Returning to the scriptures for this morning, we see the widow of Zarapheth in a new light, through a new lens, deciding to offer Elijah the last of their bread, the last of their sustenance, the last of their security and yet, she gave it freely without a moment’s thought. And because of her willingness to share, because of her concern for the one in hungry in her midst, because of her kindness, we see that God, gives her all that she needs to live, to sustain herself and her child, that no matter what else happens, she will not be deprived of food. Because she combined her impulse towards kindness with faith in God, she had her needs addressed.

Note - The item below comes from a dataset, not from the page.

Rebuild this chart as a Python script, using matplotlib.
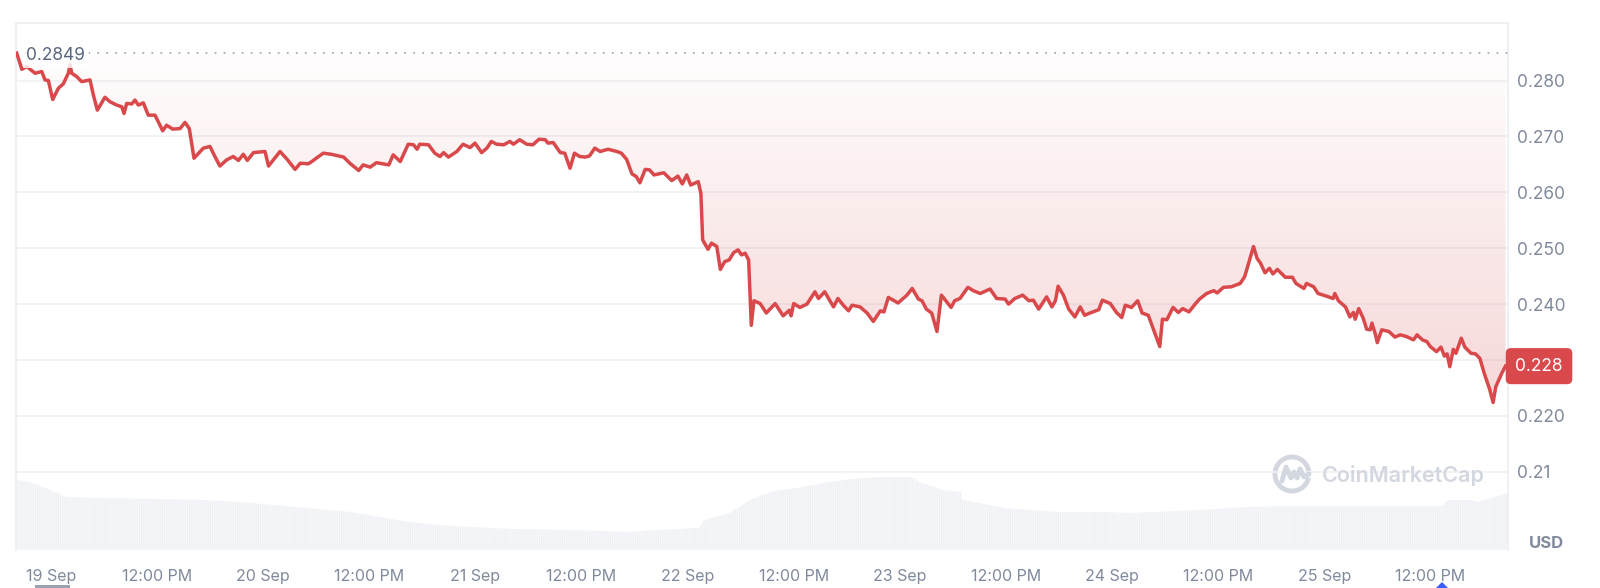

It has never ceased to amaze me that those with the least are often also the kindness. In Africa, upon arriving at the village on the coast of Lake Malawi, we were treated to a meal the likes of which I have never experienced before or since. We were seated at the front table in the sanctuary and brought all kinds of homemade African dishes, stews, fruits, fish. Houses that either didn’t have electricity, running water, or a single bulb powered by a single solar panel, took us in, gave us the only bed in the house, treated us like honored guest. In Mexico, out of houses, though to call them houses is being extraordinarily generous, emerged plate after plate of homemade beans, rice, tortillas, guacamole, kindness on top of kindness in the form of food, sustenance, love. Not knowing from whence their next meal might come, they gave what they had to show appreciation to those of us there building house. Love, when guided by kindness becomes the hands and feet of Christ in the world. Kindness when brought together with faith give us a vision to bravely more into the next moment giving of our material good and corporeal selves knowing that God uses each act of sacrifice to redeem the world just a little bit more. Vision, faith, kindness, and love, when united into a singular moment becomes an unstoppable force within history. The only force that has ever brought about a lasting and reconciling change.
Now, if we cast our sight across the expanse of time and space seeing all the brokenness, violence, and disunity that overwhelms the children of God, any hope for a brighter tomorrow obliterating the darkness seem unattainable, impossible, overwhelming and such hope and naïveté leaves us facing the temptation to retreat back to our little comfortable enclaves were we know that at least we can take care of ourselves and the ones we are closest to. To be overwhelmed in the face of such challenge is not only ok, it’s human. But it also misses what is being asked of each of us. Such hope can only come to fruition when we see that it takes steps, not leaps. It takes the simple act of reaching out to your neighbor and asking if they are ok, or a shared smile with a complete stranger, or reaching out to the impoverished one in your midst and giving her a dollar, five dollars, whatever you have. It is in the simple acts of the moment that the love of God as experienced in Jesus Christ is conveyed. Moreover, it is the moment that you see the one of different skin tone, different belief structure, different socio-economic status as your sister or your brother that the oneness of Christ is born witness to and embraced as a calling on our lives. And in turn, bit-by-bit, excruciating inch-by-excruciating inch that those little moments grow into bigger ones. It is but seeds planted in a moment that may not come to bear fruit for generations and yet, eventually, they do. It is acts of kindness with the faith that God works through acts of kindness to change people’s lives and to change the world. It is the kindness found in this moment, and this one, and this one, that will create the history shaping moments that eventually turns all of creation away from the darkness and into the light. It is this moment and this one and this one. All we have are moments. How will we use them? Glory be to God in the highest and on earth peace amongst all God’s peoples. Alleluia, amen.